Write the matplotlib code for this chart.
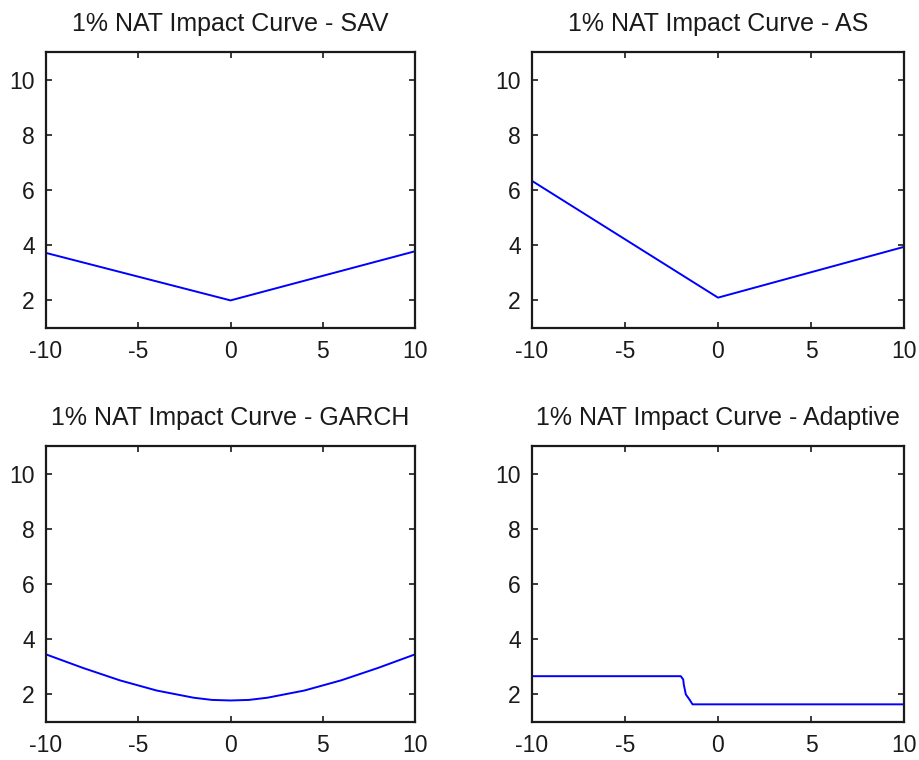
import matplotlib
matplotlib.use("Agg")
import matplotlib.pyplot as plt

plt.rcParams['font.family'] = ['Liberation Sans', 'DejaVu Sans']
plt.rcParams['axes.unicode_minus'] = False

# News impact curves of the 1% VaR for four CAViaR-type specifications
sav_x = [-10, 0, 10]
sav_y = [3.72, 2.00, 3.78]

as_x = [-10, 0, 10]
as_y = [6.33, 2.10, 3.94]

garch_x = [-10, -8, -6, -4, -2, -1, 0, 1, 2, 4, 6, 8, 10]
garch_y = [3.45, 2.96, 2.51, 2.14, 1.88, 1.80, 1.78, 1.80, 1.88, 2.14, 2.51, 2.96, 3.45]

adaptive_x = [-10, -2.0, -1.87, -1.84, -1.73, -1.51, -1.37, 10]
adaptive_y = [2.66, 2.66, 2.54, 2.36, 2.00, 1.79, 1.64, 1.64]

titles = ["1% NAT Impact Curve - SAV", "1% NAT Impact Curve - AS",
          "1% NAT Impact Curve - GARCH", "1% NAT Impact Curve - Adaptive"]
x_ticks = [-10, -5, 0, 5, 10]
y_ticks = [2, 4, 6, 8, 10]

W, H = 919, 760
fig = plt.figure(figsize=(W / 100, H / 100), dpi=100)

# axes boxes in pixels: left, top, right, bottom
boxes = [(46, 52, 415, 328), (532, 52, 904, 328),
         (46, 446, 415, 722), (532, 446, 904, 722)]
series = [(sav_x, sav_y), (as_x, as_y), (garch_x, garch_y), (adaptive_x, adaptive_y)]

for (l, t, r, b), (xs, ys), title in zip(boxes, series, titles):
    ax = fig.add_axes([l / W, 1 - b / H, (r - l) / W, (b - t) / H])
    ax.plot(xs, ys, color='#0000ff', lw=1.4)
    ax.set_xlim(-10, 10)
    ax.set_ylim(1, 11)
    ax.set_xticks(x_ticks)
    ax.set_yticks(y_ticks)
    ax.tick_params(direction='in', length=4, width=1.2, top=True, right=True,
                   labelsize=16.5, colors='#1a1a1a')
    ax.tick_params(axis='x', pad=9)
    ax.tick_params(axis='y', pad=8)
    for s in ax.spines.values():
        s.set_linewidth(1.6)
        s.set_color('#1a1a1a')
    ax.set_title(title, fontsize=18, color='#1a1a1a', pad=15)

fig.savefig("out.png", dpi=100, facecolor='white')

DIRECTIONS
Write the lines above out again exactly, without any of their pictures.

WRITTEN SOLUTION
Write the matplotlib code for this chart.
import matplotlib
matplotlib.use("Agg")
import matplotlib.pyplot as plt

plt.rcParams['font.family'] = ['Liberation Sans', 'DejaVu Sans']
plt.rcParams['axes.unicode_minus'] = False

# News impact curves of the 1% VaR for four CAViaR-type specifications
sav_x = [-10, 0, 10]
sav_y = [3.72, 2.00, 3.78]

as_x = [-10, 0, 10]
as_y = [6.33, 2.10, 3.94]

garch_x = [-10, -8, -6, -4, -2, -1, 0, 1, 2, 4, 6, 8, 10]
garch_y = [3.45, 2.96, 2.51, 2.14, 1.88, 1.80, 1.78, 1.80, 1.88, 2.14, 2.51, 2.96, 3.45]

adaptive_x = [-10, -2.0, -1.87, -1.84, -1.73, -1.51, -1.37, 10]
adaptive_y = [2.66, 2.66, 2.54, 2.36, 2.00, 1.79, 1.64, 1.64]

titles = ["1% NAT Impact Curve - SAV", "1% NAT Impact Curve - AS",
          "1% NAT Impact Curve - GARCH", "1% NAT Impact Curve - Adaptive"]
x_ticks = [-10, -5, 0, 5, 10]
y_ticks = [2, 4, 6, 8, 10]

W, H = 919, 760
fig = plt.figure(figsize=(W / 100, H / 100), dpi=100)

# axes boxes in pixels: left, top, right, bottom
boxes = [(46, 52, 415, 328), (532, 52, 904, 328),
         (46, 446, 415, 722), (532, 446, 904, 722)]
series = [(sav_x, sav_y), (as_x, as_y), (garch_x, garch_y), (adaptive_x, adaptive_y)]

for (l, t, r, b), (xs, ys), title in zip(boxes, series, titles):
    ax = fig.add_axes([l / W, 1 - b / H, (r - l) / W, (b - t) / H])
    ax.plot(xs, ys, color='#0000ff', lw=1.4)
    ax.set_xlim(-10, 10)
    ax.set_ylim(1, 11)
    ax.set_xticks(x_ticks)
    ax.set_yticks(y_ticks)
    ax.tick_params(direction='in', length=4, width=1.2, top=True, right=True,
                   labelsize=16.5, colors='#1a1a1a')
    ax.tick_params(axis='x', pad=9)
    ax.tick_params(axis='y', pad=8)
    for s in ax.spines.values():
        s.set_linewidth(1.6)
        s.set_color('#1a1a1a')
    ax.set_title(title, fontsize=18, color='#1a1a1a', pad=15)

fig.savefig("out.png", dpi=100, facecolor='white')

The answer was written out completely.